● **RAW RECORDS**:
↓↓↓
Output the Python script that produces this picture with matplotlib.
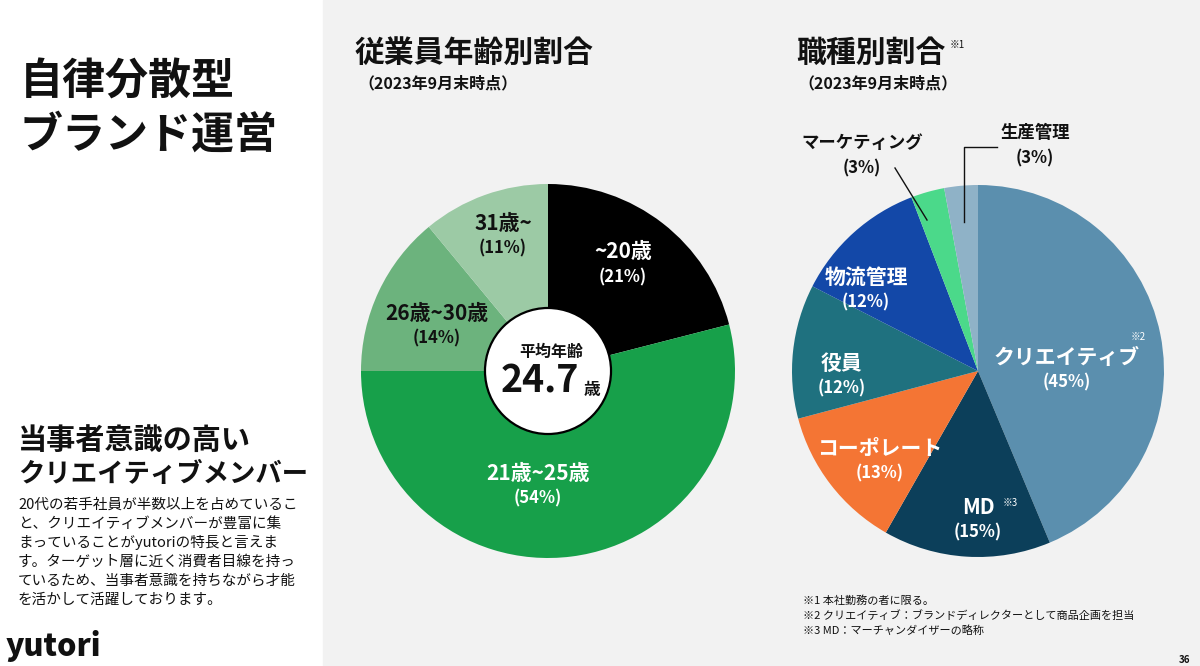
import matplotlib
matplotlib.use("Agg")
import matplotlib.pyplot as plt
from matplotlib.patches import Rectangle, Circle

plt.rcParams['font.family'] = ['Noto Sans CJK JP', 'DejaVu Sans']

# ---- data ----
age_labels = ["~20歳", "21歳~25歳", "26歳~30歳", "31歳~"]
age_values = [21, 54, 14, 11]
age_colors = ["#000000", "#17a04a", "#6cb37d", "#9ccaa5"]
age_text_colors = ["white", "white", "#111111", "#111111"]
avg_age = "24.7"

job_labels = ["クリエイティブ", "MD", "コーポレート", "役員", "物流管理", "マーケティング", "生産管理"]
job_values = [45, 15, 13, 12, 12, 3, 3]
job_colors = ["#5b8fae", "#0c3f5a", "#f47534", "#1f717f", "#1348a8", "#4bd98a", "#8fb2c7"]

W, H = 1200, 666
fig = plt.figure(figsize=(12, 6.66), dpi=100)

bg = fig.add_axes([0, 0, 1, 1], zorder=0)
bg.set_xlim(0, W); bg.set_ylim(H, 0); bg.axis('off')
bg.add_patch(Rectangle((0, 0), W, H, color="white"))
bg.add_patch(Rectangle((323, 0), W - 323, H, color="#f2f2f2"))

def pie_axes(cx, cy, r):
    ax = fig.add_axes([(cx - r) / W, (H - cy - r) / H, 2 * r / W, 2 * r / H], zorder=2)
    return ax

# ---- pie 1 ----
ax1 = pie_axes(548, 371, 187)
ax1.pie(age_values, colors=age_colors, startangle=90, counterclock=False,
        radius=1, wedgeprops=dict(linewidth=0))
ax1.set_xlim(-1, 1); ax1.set_ylim(-1, 1); ax1.set_aspect('equal'); ax1.axis('off')
ax1.add_patch(Circle((0, 0), 0.337, facecolor="white", edgecolor="black", linewidth=1.6, zorder=5))

# ---- pie 2 ----
ax2 = pie_axes(978, 371, 186)
ax2.pie(job_values, colors=job_colors, startangle=90, counterclock=False,
        radius=1, wedgeprops=dict(linewidth=0))
ax2.set_xlim(-1, 1); ax2.set_ylim(-1, 1); ax2.set_aspect('equal'); ax2.axis('off')

# ---- overlay for text ----
ov = fig.add_axes([0, 0, 1, 1], zorder=10)
ov.set_xlim(0, W); ov.set_ylim(H, 0); ov.axis('off'); ov.patch.set_alpha(0)

def t(x, y, s, size, color="#111111", weight="bold", ha="center", va="center"):
    ov.text(x, y, s, fontsize=size, color=color, fontweight=weight, ha=ha, va=va)

# left panel
t(20, 82, "自律分散型", 31, ha="left")
t(20, 135, "ブランド運営", 31, ha="left")
t(18, 440, "当事者意識の高い", 21, ha="left")
t(18, 474, "クリエイティブメンバー", 19, ha="left")
body = ["20代の若手社員が半数以上を占めているこ",
        "と、クリエイティブメンバーが豊富に集",
        "まっていることがyutoriの特長と言えま",
        "す。ターゲット層に近く消費者目線を持っ",
        "ているため、当事者意識を持ちながら才能",
        "を活かして活躍しております。"]
for i, line in enumerate(body):
    t(18, 505 + i * 19, line, 10.5, weight="normal", ha="left")
t(6, 646, "yutori", 22, weight="heavy", ha="left")

# titles
t(355, 53, "従業員年齢別割合", 21.5, ha="left")
t(358, 83, "（2023年9月末時点）", 11.5, ha="left")
t(796, 53, "職種別割合", 21.5, ha="left")
t(950, 45, "※1", 7, weight="normal", ha="left")
t(798, 83, "（2023年9月末時点）", 11.5, ha="left")

# pie 1 labels
age_pos = [(623, 252), (538, 473), (437, 313), (503, 223)]
for (x, y), lab, v, c in zip(age_pos, age_labels, age_values, age_text_colors):
    t(x, y, lab, 15, color=c)
    t(x, y + 25, f"({v}%)", 12, color=c, weight="semibold")
t(551, 352, "平均年齢", 11.5)
t(540, 381, avg_age, 27)
t(592, 390, "歳", 12)

# pie 2 labels
job_pos = [(1067, 357), (978, 507), (880, 448), (842, 363), (866, 277), (862, 143), (1035, 133)]
job_text_colors = ["white"] * 5 + ["#111111", "#111111"]
for (x, y), lab, v, c in zip(job_pos, job_labels, job_values, job_text_colors):
    size = 15 if c == "white" else 12.5
    t(x, y, lab, size, color=c)
    t(x, y + 25, f"({v}%)", 12, color=c, weight="semibold")
t(1138, 337, "※2", 7, color="white", weight="normal")
t(1010, 503, "※3", 7, color="white", weight="normal")

# leader lines
ov.plot([895, 927], [168, 220], color="#111111", lw=1)
ov.plot([997, 964, 964], [147, 147, 222], color="#111111", lw=1)

# footnotes
notes = ["※1 本社勤務の者に限る。",
         "※2 クリエイティブ：ブランドディレクターとして商品企画を担当",
         "※3 MD：マーチャンダイザーの略称"]
for i, n in enumerate(notes):
    t(803, 601 + i * 15, n, 8, weight="normal", ha="left")
t(1190, 660, "36", 7, ha="right")

fig.savefig("out.png", dpi=100)
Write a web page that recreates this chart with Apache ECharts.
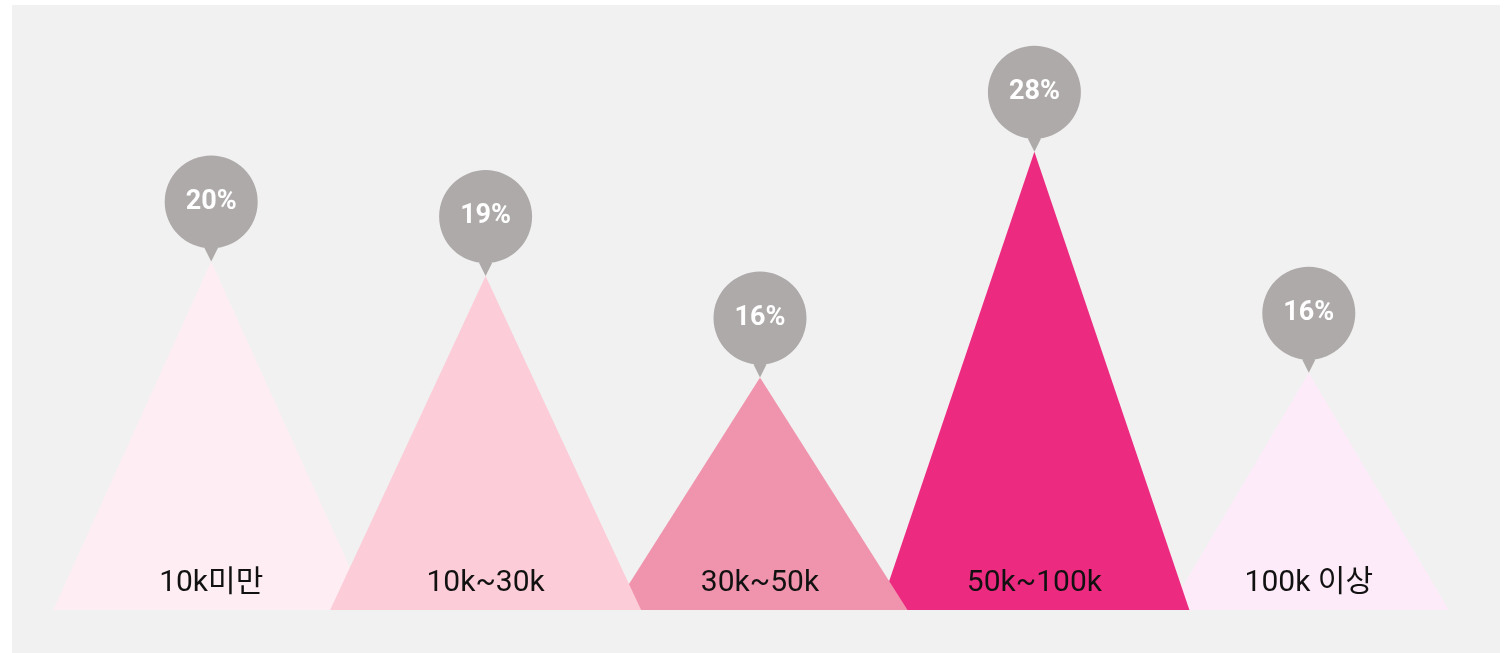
<!DOCTYPE html>
<html><head><meta charset="utf-8">
<script src="https://cdn.jsdelivr.net/npm/echarts/dist/echarts.min.js"></script>
<style>
html,body{margin:0;padding:0;background:#ffffff;width:1511px;height:653px;overflow:hidden}
#chart{position:absolute;left:12px;top:5px;width:1488px;height:648px;background:#f1f1f1}
</style>
</head><body><div id="chart"></div>
<script>
// ---- data ----
const categories = ['10k미만', '10k~30k', '30k~50k', '50k~100k', '100k 이상'];
const shares = [20, 19, 16, 28, 16];          // percentages shown in the pins
const heights = [21.3, 20.4, 14.2, 28, 14.5]; // drawn heights of the peaks
const shareLabels = shares.map(v => v + '%');

// ---- styles ----
const colors = ['#feeef4', '#fccdd8', '#f094ae', '#ec2a80', '#fdebf9'];
const baseWidths = [316, 311, 295, 310, 280];
const layers = [1, 5, 3, 2, 1];
const pinPath = 'path://M0,46.5 A46.5,46.5 0 1,1 93,46.5 A46.5,46.5 0 1,1 0,46.5 Z M55,89 L46.5,106 L38,89 Z';

const chart = echarts.init(document.getElementById('chart'));
chart.setOption({
  animation: false,
  grid: { left: 62, right: 54, top: 114, bottom: 43 },
  xAxis: { type: 'category', data: categories, show: false, boundaryGap: true },
  yAxis: { type: 'value', min: 0, max: 30, show: false, splitLine: { show: false } },
  series: [
    {
      type: 'custom',
      data: heights.map((h, i) => [i, h]),
      encode: { x: 0, y: 1 },
      z: 2,
      renderItem: function (params, api) {
        const i = api.value(0);
        const top = api.coord([i, api.value(1)]);
        const base = api.coord([i, 0]);
        const w = baseWidths[i];
        return {
          type: 'group',
          children: [
            {
              type: 'polygon',
              z2: layers[i],
              shape: { points: [[base[0] - w / 2, base[1]], [top[0], top[1]], [base[0] + w / 2, base[1]]] },
              style: { fill: colors[i] }
            },
            {
              type: 'text',
              z2: 100,
              style: {
                text: categories[i],
                x: base[0],
                y: base[1] - 27,
                align: 'center',
                verticalAlign: 'middle',
                fill: '#111111',
                fontSize: 30,
                fontFamily: 'Roboto, "Noto Sans CJK KR", sans-serif'
              }
            }
          ]
        };
      }
    },
    {
      type: 'scatter',
      data: heights,
      z: 5,
      symbol: pinPath,
      symbolSize: [93, 106],
      symbolOffset: [0, '-50%'],
      itemStyle: { color: '#aeaaa9', opacity: 1, borderWidth: 0 },
      label: {
        show: true,
        position: 'inside',
        offset: [0, -6.5],
        formatter: p => shareLabels[p.dataIndex],
        color: '#ffffff',
        fontSize: 27,
        fontWeight: 'bold',
        fontFamily: 'Roboto, sans-serif'
      },
      emphasis: { disabled: true }
    }
  ]
});
</script>
</body></html>
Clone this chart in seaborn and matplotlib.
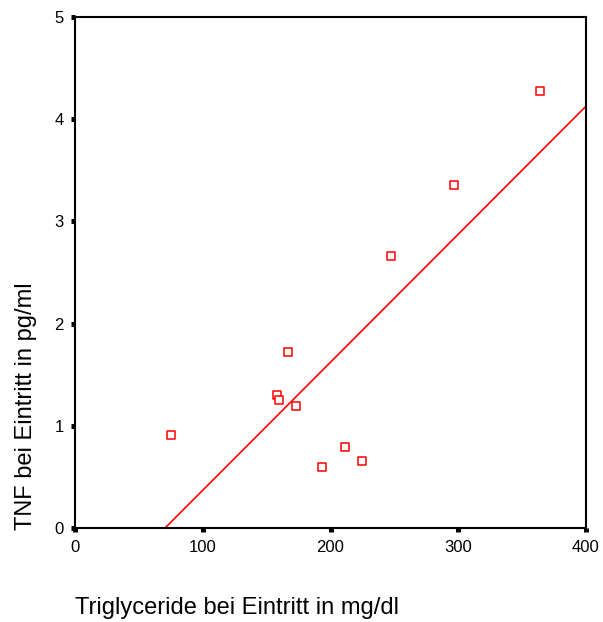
↑↑↑
Look through the material above and pick out each line holding the word "matplotlib".

● **SOLUTION TO THIS PROBLEM**:
Output the Python script that produces this picture with matplotlib.
import matplotlib
matplotlib.use("Agg")
import matplotlib.pyplot as plt
from matplotlib.patches import Rectangle, Circle
Clone this chart in seaborn and matplotlib.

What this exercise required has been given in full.